In the lines below, how many hold the word "would"? Answer only with the number.
──────── Task data ────────
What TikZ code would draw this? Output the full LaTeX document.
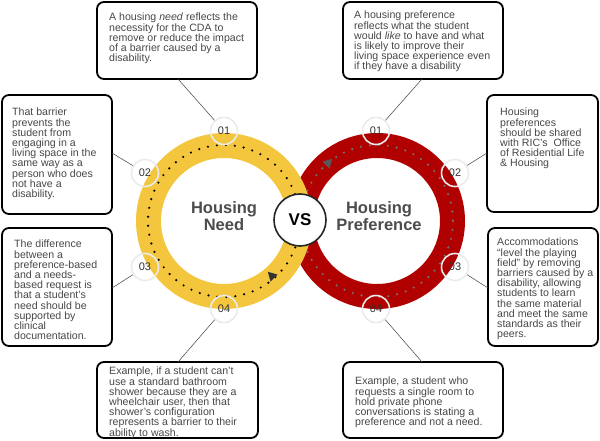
\documentclass[tikz,border=0pt]{standalone}
\usepackage{fontspec}
\setmainfont{Liberation Sans}
\begin{document}
\begin{tikzpicture}[x=1pt,y=-1pt,
  box/.style={draw=black,line width=1.8pt,rounded corners=7pt},
  txt/.style={anchor=north west,inner sep=0pt,align=left,font=\fontsize{10.6}{10.2}\selectfont,text=black!72},
  mk/.style={circle,draw=cyan!8!gray!18,line width=1.6pt,minimum size=27pt,inner sep=0pt,font=\fontsize{11}{12}\selectfont,text=black!80},
  lead/.style={draw=black!75,line width=0.5pt},
  ttl/.style={font=\bfseries\fontsize{16.5}{17}\selectfont,text=black!70,align=center}]
\useasboundingbox (0,0) rectangle (600,441);
\definecolor{ry}{HTML}{F4C63D}
\definecolor{rr}{HTML}{B00000}
% rings
\draw[rr,line width=25pt] (377,221) circle[radius=75.5];
\draw[ry,line width=25pt] (224,221) circle[radius=75.5];
\draw[black,line width=2.4pt,dash pattern=on 0pt off 9pt,line cap=round] (224,221) circle[radius=76];
\draw[black!55,line width=2.4pt,dash pattern=on 0pt off 9pt,line cap=round] (377,221) circle[radius=76];
\fill[black!80,rotate around={45:(272,276)}] (272,270) -- (277,279) -- (267,279) -- cycle;
\fill[black!65,rotate around={-45:(328,163)}] (328,157) -- (333,166) -- (323,166) -- cycle;
\node[circle,draw=black!85,fill=white,line width=1.6pt,minimum size=52pt,font=\bfseries\fontsize{17}{18}\selectfont] (vs) at (300,220) {VS};
\node[ttl] (need) at (224,216) {Housing\\Need};
\node[ttl] (pref) at (379,216) {Housing\\Preference};
% markers
\node[mk] (a1) at (224,131) {01};
\node[mk] (a2) at (145,173) {02};
\node[mk] (a3) at (145,267) {03};
\node[mk] (a4) at (224,309) {04};
\node[mk] (b1) at (376,131) {01};
\node[mk] (b2) at (455,173) {02};
\node[mk] (b3) at (455,267) {03};
\node[mk] (b4) at (376,309) {04};
% boxes
\draw[box] (97,2) rectangle (257,79); \coordinate (L1) at (178,79);
\draw[box] (2,95) rectangle (112,214); \coordinate (L2) at (112,153);
\draw[box] (2,228) rectangle (112,346); \coordinate (L3) at (112,288);
\draw[box] (97,362) rectangle (258,438); \coordinate (L4) at (178,362);
\draw[box] (343,2) rectangle (503,79); \coordinate (R1) at (422,79);
\draw[box] (487,95) rectangle (598,212); \coordinate (R2) at (487,153);
\draw[box] (488,228) rectangle (598,346); \coordinate (R3) at (488,288);
\draw[box] (343,362) rectangle (503,438); \coordinate (R4) at (422,362);
\draw[lead] (a1) -- (L1); \draw[lead] (a2) -- (L2); \draw[lead] (a3) -- (L3); \draw[lead] (a4) -- (L4);
\draw[lead] (b1) -- (R1); \draw[lead] (b2) -- (R2); \draw[lead] (b3) -- (R3); \draw[lead] (b4) -- (R4);
% texts
\node[txt] (t1) at (109,13) {A housing \emph{need} reflects the\\necessity for the CDA to\\remove or reduce the impact\\of a barrier caused by a\\disability.};
\node[txt] (t2) at (12,108) {That barrier\\prevents the\\student from\\engaging in a\\living space in the\\same way as a\\person who does\\not have a\\disability.};
\node[txt] (t3) at (14,240) {The difference\\between a\\preference-based\\and a needs-\\based request is\\that a student's\\need should be\\supported by\\clinical\\documentation.};
\node[txt] (t4) at (109,367) {Example, if a student can't\\use a standard bathroom\\shower because they are a\\wheelchair user, then that\\shower's configuration\\represents a barrier to their\\ability to wash.};
\node[txt] (t5) at (354,11) {A housing preference\\reflects what the student\\would \emph{like} to have and what\\is likely to improve their\\living space experience even\\if they have a disability};
\node[txt] (t6) at (500,108) {Housing\\preferences\\should be shared\\with RIC's\ \ Office\\of Residential Life\\\& Housing};
\node[txt] (t7) at (497,238) {Accommodations\\``level the playing\\field'' by removing\\barriers caused by a\\disability, allowing\\students to learn\\the same material\\and meet the same\\standards as their\\peers.};
\node[txt] (t8) at (355,377) {Example, a student who\\requests a single room to\\hold private phone\\conversations is stating a\\preference and not a need.};
\end{tikzpicture}
\end{document}
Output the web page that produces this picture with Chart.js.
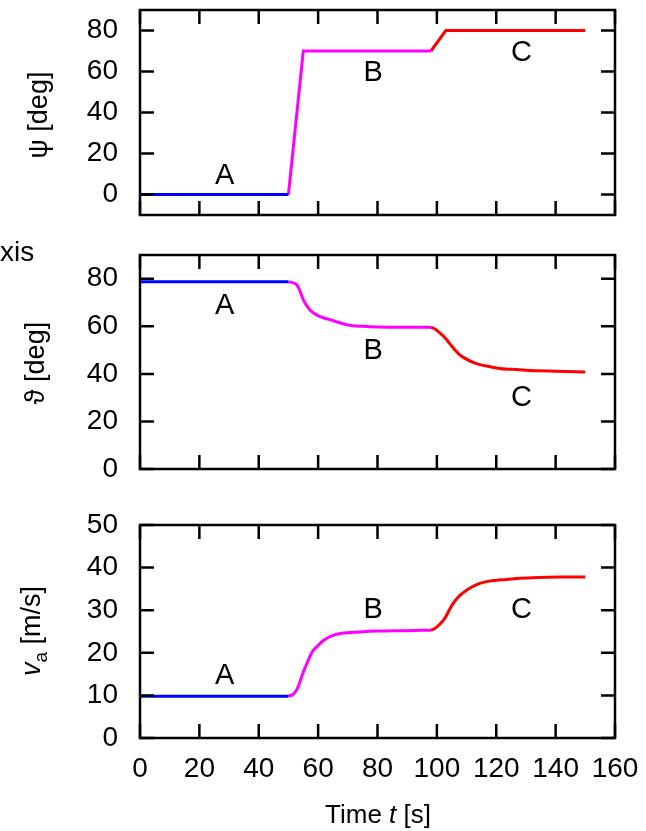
<!DOCTYPE html>
<html>
<head>
<meta charset="utf-8">
<script src="https://cdn.jsdelivr.net/npm/chart.js@4.4.1/dist/chart.umd.min.js"></script>
<style>
  body { margin: 0; background: #fff; }
  #wrap { position: relative; width: 646px; height: 831px; font-family: "Liberation Sans", Arial, sans-serif; color: #000; }
  canvas { position: absolute; left: 0; }
  .ytitle { position: absolute; transform: translate(-50%, -50%) rotate(-90deg); white-space: nowrap; font-size: 27px; }
  .txt { position: absolute; white-space: nowrap; }
</style>
</head>
<body>
<div id="wrap">
  <canvas id="psiChart" width="646" height="240" style="top:0"></canvas>
  <canvas id="thetaChart" width="646" height="250" style="top:240px"></canvas>
  <canvas id="vaChart" width="646" height="341" style="top:490px"></canvas>

  <div class="ytitle" style="left:38px; top:115px">&psi; [deg]</div>
  <div class="ytitle" style="left:35px; top:363px">&#977; [deg]</div>
  <div class="ytitle" style="left:34px; top:631px"><i>v</i><sub style="font-size:19px">a</sub> [m/s]</div>
  <div class="txt" style="left:0; top:236px; font-size:28px">xis</div>
  <div class="txt" style="left:378px; top:814px; font-size:26px; transform:translate(-50%,-50%)">Time <i>t</i> [s]</div>
</div>

<script>
// x axis ticks (time, s)
const timeTicks = [0, 20, 40, 60, 80, 100, 120, 140, 160];

// psi [deg]
const psiA_t = [0, 50];
const psiA = [0, 0];
const psiB_t = [50, 55, 98];
const psiB = [0, 70, 70];
const psiC_t = [98, 103, 150];
const psiC = [70, 80, 80];
const psiTicks = [0, 20, 40, 60, 80];

// theta [deg]
const thetaA_t = [0, 50];
const thetaA = [78.7, 78.7];
const thetaB_t = [50, 51.5, 52.8, 54, 55, 56, 57.2, 58.5, 60, 62, 64, 67, 70, 75, 80, 90, 98];
const thetaB = [78.7, 78.3, 77.5, 74.5, 71.2, 69, 67, 65.6, 64.5, 63.5, 62.8, 61.6, 60.6, 60.0, 59.7, 59.6, 59.6];
const thetaC_t = [98, 99.5, 101, 102.7, 104.5, 106, 107.7, 110, 112, 114.5, 118, 121, 125, 130, 140, 150];
const thetaC = [59.6, 58.8, 57.2, 55.2, 52.5, 50.2, 48, 46.2, 44.9, 43.9, 43.0, 42.3, 41.9, 41.5, 41.1, 40.8];
const thetaTicks = [0, 20, 40, 60, 80];

// v_a [m/s]
const vaA_t = [0, 50];
const vaA = [9.8, 9.8];
const vaB_t = [50, 51.5, 52.7, 53.6, 54.4, 55.5, 56.7, 58, 60, 62, 65, 68, 74, 80, 90, 98];
const vaB = [9.8, 10.2, 11.2, 12.6, 14.3, 16.3, 18.3, 20.2, 21.7, 23, 24.1, 24.6, 24.9, 25.1, 25.2, 25.3];
const vaC_t = [98, 99.3, 101, 102.7, 104, 105.5, 107.5, 110, 113, 116.7, 120, 123.4, 128, 134.7, 142, 150];
const vaC = [25.3, 25.7, 26.7, 28.1, 29.8, 31.6, 33.3, 34.7, 35.9, 36.7, 37.0, 37.2, 37.5, 37.7, 37.8, 37.8];
const vaTicks = [0, 10, 20, 30, 40, 50];

const segColors = ['#0000ff', '#ff00ff', '#ff0000'];
const FONT = '"Liberation Sans", Arial, sans-serif';

const toPoints = (ts, vs) => ts.map((t, i) => ({ x: t, y: vs[i] }));

// stop Chart.js from shrinking the plot area for overhanging tick labels
const noPad = s => { s.paddingTop = 0; s.paddingBottom = 0; s.paddingLeft = 0; s.paddingRight = 0; };

// frame, inward ticks on all four sides, and the A/B/C labels
const framePlugin = {
    id: 'frame',
    afterDatasetsDraw(chart, args, opts) {
        const { ctx, chartArea: a, scales: { x, y } } = chart;
        const len = 14;
        ctx.save();
        ctx.strokeStyle = '#000';
        ctx.lineWidth = 2.5;
        ctx.beginPath();
        timeTicks.forEach(v => {
            const px = x.getPixelForValue(v);
            ctx.moveTo(px, a.top); ctx.lineTo(px, a.top + len);
            ctx.moveTo(px, a.bottom); ctx.lineTo(px, a.bottom - len);
        });
        opts.yTicks.forEach(v => {
            const py = y.getPixelForValue(v);
            ctx.moveTo(a.left, py); ctx.lineTo(a.left + len, py);
            ctx.moveTo(a.right, py); ctx.lineTo(a.right - len, py);
        });
        ctx.stroke();
        ctx.strokeRect(a.left, a.top, a.right - a.left, a.bottom - a.top);

        ctx.fillStyle = '#000';
        ctx.font = '29px ' + FONT;
        ctx.textAlign = 'center';
        ctx.textBaseline = 'middle';
        opts.labels.forEach(l => {
            ctx.fillText(l.text, x.getPixelForValue(l.t), y.getPixelForValue(l.v) + 1);
        });
        ctx.restore();
    }
};

function makeChart(id, segs, smooth, yMin, yMax, yTicks, labels, padding, showX) {
    const datasets = segs.map((s, i) => ({
        data: toPoints(s[0], s[1]),
        borderColor: segColors[i],
        borderWidth: 3,
        pointRadius: 0,
        fill: false,
        tension: smooth ? 0.4 : 0,
        cubicInterpolationMode: smooth ? 'monotone' : 'default'
    }));

    return new Chart(document.getElementById(id), {
        type: 'line',
        data: { datasets },
        options: {
            responsive: false,
            animation: false,
            layout: { padding },
            plugins: {
                legend: { display: false },
                tooltip: { enabled: false },
                frame: { yTicks, labels }
            },
            scales: {
                x: {
                    type: 'linear',
                    min: 0, max: 160,
                    display: showX,
                    afterBuildTicks: s => { s.ticks = timeTicks.map(v => ({ value: v })); },
                    afterFit: s => { noPad(s); if (showX) s.height = 93; },
                    grid: { display: false, drawTicks: false },
                    border: { display: false },
                    ticks: {
                        autoSkip: false, maxRotation: 0, padding: 14,
                        color: '#000', font: { family: FONT, size: 28 }
                    }
                },
                y: {
                    min: yMin, max: yMax,
                    afterBuildTicks: s => { s.ticks = yTicks.map(v => ({ value: v })); },
                    afterFit: s => { noPad(s); s.width = 140; },
                    grid: { display: false, drawTicks: false },
                    border: { display: false },
                    ticks: {
                        padding: 22,
                        color: '#000', font: { family: FONT, size: 28 }
                    }
                }
            }
        },
        plugins: [framePlugin]
    });
}

makeChart('psiChart',
    [[psiA_t, psiA], [psiB_t, psiB], [psiC_t, psiC]], false,
    -10, 90, psiTicks,
    [{ text: 'A', t: 28.5, v: 9.5 }, { text: 'B', t: 78.5, v: 60 }, { text: 'C', t: 128.5, v: 69.5 }],
    { top: 10, right: 31, bottom: 25, left: 0 }, false);

makeChart('thetaChart',
    [[thetaA_t, thetaA], [thetaB_t, thetaB], [thetaC_t, thetaC]], true,
    0, 90, thetaTicks,
    [{ text: 'A', t: 28.5, v: 69 }, { text: 'B', t: 78.5, v: 50.2 }, { text: 'C', t: 128.5, v: 30.4 }],
    { top: 15, right: 31, bottom: 21, left: 0 }, false);

makeChart('vaChart',
    [[vaA_t, vaA], [vaB_t, vaB], [vaC_t, vaC]], true,
    0, 50, vaTicks,
    [{ text: 'A', t: 28.5, v: 14.8 }, { text: 'B', t: 78.5, v: 30.2 }, { text: 'C', t: 128.5, v: 30.2 }],
    { top: 35, right: 31, bottom: 0, left: 0 }, true);
</script>
</body>
</html>
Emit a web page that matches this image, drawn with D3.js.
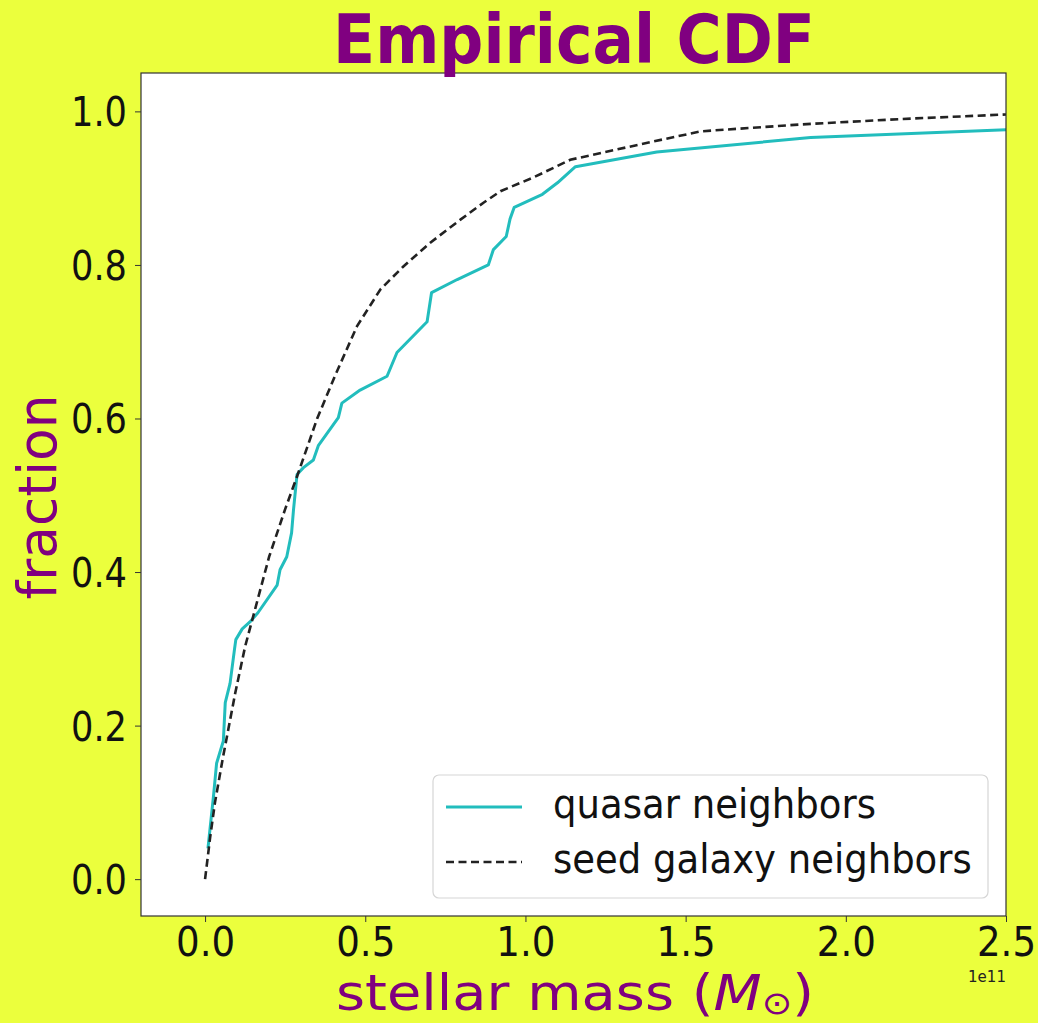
<!DOCTYPE html>
<html>
<head>
<meta charset="utf-8">
<script src="https://cdn.jsdelivr.net/npm/d3@7"></script>
<style>
  html, body { margin: 0; padding: 0; background: #ebff3d; }
  svg { display: block; }
</style>
</head>
<body>
<svg id="chart" width="1038" height="1023"></svg>
<script>
// Stellar masses in units of 1e11 solar masses and cumulative fractions
const quasarMass = [0.009, 0.026, 0.036, 0.057, 0.063, 0.078, 0.092, 0.096, 0.116, 0.14, 0.165, 0.225, 0.234, 0.255, 0.27, 0.276, 0.287, 0.307, 0.338, 0.354, 0.416, 0.427, 0.484, 0.568, 0.599, 0.693, 0.707, 0.787, 0.884, 0.9, 0.94, 0.952, 0.965, 1.053, 1.10, 1.156, 1.41, 1.89, 2.5];
const quasarFrac = [0.04, 0.107, 0.151, 0.18, 0.23, 0.255, 0.3, 0.312, 0.326, 0.335, 0.347, 0.383, 0.403, 0.42, 0.451, 0.481, 0.527, 0.536, 0.546, 0.565, 0.601, 0.62, 0.637, 0.655, 0.686, 0.726, 0.764, 0.781, 0.8, 0.82, 0.837, 0.86, 0.875, 0.892, 0.907, 0.928, 0.947, 0.966, 0.976];

const seedMass = [0.0, 0.016, 0.031, 0.056, 0.094, 0.125, 0.15, 0.2, 0.25, 0.29, 0.35, 0.405, 0.474, 0.547, 0.619, 0.703, 0.797, 0.869, 0.922, 1.025, 1.14, 1.39, 1.547, 1.86, 2.17, 2.5];
const seedFrac = [0.0, 0.055, 0.1, 0.159, 0.242, 0.303, 0.342, 0.42, 0.482, 0.528, 0.6, 0.655, 0.72, 0.768, 0.798, 0.829, 0.859, 0.881, 0.896, 0.914, 0.937, 0.96, 0.974, 0.983, 0.99, 0.996];

const xTicks = [0.0, 0.5, 1.0, 1.5, 2.0, 2.5];
const yTicks = [0.0, 0.2, 0.4, 0.6, 0.8, 1.0];
const seriesNames = ["quasar neighbors", "seed galaxy neighbors"];

const svg = d3.select("#chart");
const plot = { left: 141, right: 1006, top: 73, bottom: 916 };
const purple = "#800080";
const cyan = "#22bdbd";

const x = d3.scaleLinear().domain([-0.2, 2.5]).range([plot.left, plot.right]);
const y = d3.scaleLinear().domain([-0.048, 1.05]).range([plot.bottom, plot.top]);

// horizontally fit a text element to a given width around its anchor point
function fit(sel, width, tx, ty, rot) {
  const w = sel.node().getBBox().width;
  const s = width / w;
  sel.attr("transform", `translate(${tx},${ty})${rot ? ` rotate(${rot})` : ""} scale(${s},1)`);
}

// plot background
svg.append("rect")
  .attr("x", plot.left).attr("y", plot.top)
  .attr("width", plot.right - plot.left).attr("height", plot.bottom - plot.top)
  .attr("fill", "#ffffff");

svg.append("clipPath").attr("id", "plotclip").append("rect")
  .attr("x", plot.left).attr("y", plot.top)
  .attr("width", plot.right - plot.left).attr("height", plot.bottom - plot.top);

const line = d3.line().x(d => x(d[0])).y(d => y(d[1]));

const quasarPts = quasarMass.map((m, i) => [m, quasarFrac[i]]);
const seedPts = seedMass.map((m, i) => [m, seedFrac[i]]);

const lines = svg.append("g").attr("clip-path", "url(#plotclip)");
lines.append("path").datum(quasarPts)
  .attr("d", line).attr("fill", "none")
  .attr("stroke", cyan).attr("stroke-width", 3)
  .attr("stroke-linejoin", "round");
lines.append("path").datum(seedPts)
  .attr("d", line).attr("fill", "none")
  .attr("stroke", "#222222").attr("stroke-width", 2.6)
  .attr("stroke-dasharray", "8,4.5");

// axes
const xAxis = svg.append("g")
  .attr("transform", `translate(0,${plot.bottom})`)
  .call(d3.axisBottom(x).tickValues(xTicks).tickFormat(d3.format(".1f")).tickSizeOuter(0).tickSize(6));
const yAxis = svg.append("g")
  .attr("transform", `translate(${plot.left},0)`)
  .call(d3.axisLeft(y).tickValues(yTicks).tickFormat(d3.format(".1f")).tickSizeOuter(0).tickSize(6));

[xAxis, yAxis].forEach(a => {
  a.select(".domain").remove();
  a.selectAll(".tick line").attr("stroke", "#333").attr("stroke-width", 1);
  a.selectAll(".tick text")
    .attr("font-family", "DejaVu Sans").attr("font-size", 40).attr("fill", "#111");
});
xAxis.selectAll(".tick text").each(function () {
  const t = d3.select(this);
  t.attr("x", 0).attr("y", 0).attr("dy", null).attr("text-anchor", "middle");
  t.attr("transform", "translate(0,40) scale(0.93,1)");
});
yAxis.selectAll(".tick text").each(function () {
  const t = d3.select(this);
  t.attr("x", 0).attr("y", 0).attr("dy", "0.36em").attr("text-anchor", "end");
  t.attr("transform", "translate(-14,0) scale(0.88,1)");
});

// frame
svg.append("rect")
  .attr("x", plot.left).attr("y", plot.top)
  .attr("width", plot.right - plot.left).attr("height", plot.bottom - plot.top)
  .attr("fill", "none").attr("stroke", "#333").attr("stroke-width", 1.2);

// title
const title = svg.append("text")
  .attr("text-anchor", "middle").attr("font-family", "DejaVu Sans")
  .attr("font-weight", "bold").attr("font-size", 68).attr("fill", purple)
  .text("Empirical CDF");
fit(title, 482, 574, 63);

// axis labels
const xl = svg.append("text")
  .attr("text-anchor", "middle").attr("font-family", "DejaVu Sans")
  .attr("font-size", 49).attr("fill", purple);
xl.append("tspan").text("stellar mass (");
xl.append("tspan").attr("font-style", "italic").text("M");
xl.append("tspan").attr("font-size", 32).attr("dy", 4).text("⊙");
xl.append("tspan").attr("dy", -4).text(")");
fit(xl, 478, 575, 1010);

const yl = svg.append("text")
  .attr("text-anchor", "middle").attr("font-family", "DejaVu Sans")
  .attr("font-size", 54).attr("fill", purple)
  .text("fraction");
fit(yl, 205, 56, 497, -90);

// offset text
svg.append("text")
  .attr("x", 987).attr("y", 982).attr("text-anchor", "middle")
  .attr("font-family", "DejaVu Sans").attr("font-size", 15).attr("fill", "#222")
  .text("1e11");

// legend
const lg = svg.append("g");
lg.append("rect")
  .attr("x", 433).attr("y", 775).attr("width", 555).attr("height", 123)
  .attr("rx", 6).attr("fill", "#ffffff").attr("fill-opacity", 0.85)
  .attr("stroke", "#d6d6d6").attr("stroke-width", 1.2);
const legendRows = [
  { name: seriesNames[0], color: cyan, dash: null, w: 3, ly: 807, ty: 818, tw: 323 },
  { name: seriesNames[1], color: "#222222", dash: "8,4.5", w: 2.6, ly: 862, ty: 873, tw: 419 }
];
legendRows.forEach(r => {
  lg.append("line")
    .attr("x1", 446).attr("x2", 522).attr("y1", r.ly).attr("y2", r.ly)
    .attr("stroke", r.color).attr("stroke-width", r.w)
    .attr("stroke-dasharray", r.dash);
  const t = lg.append("text")
    .attr("text-anchor", "start").attr("font-family", "DejaVu Sans")
    .attr("font-size", 40).attr("fill", "#111").text(r.name);
  fit(t, r.tw, 553, r.ty);
});
</script>
</body>
</html>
────────
■ Reply to the task
2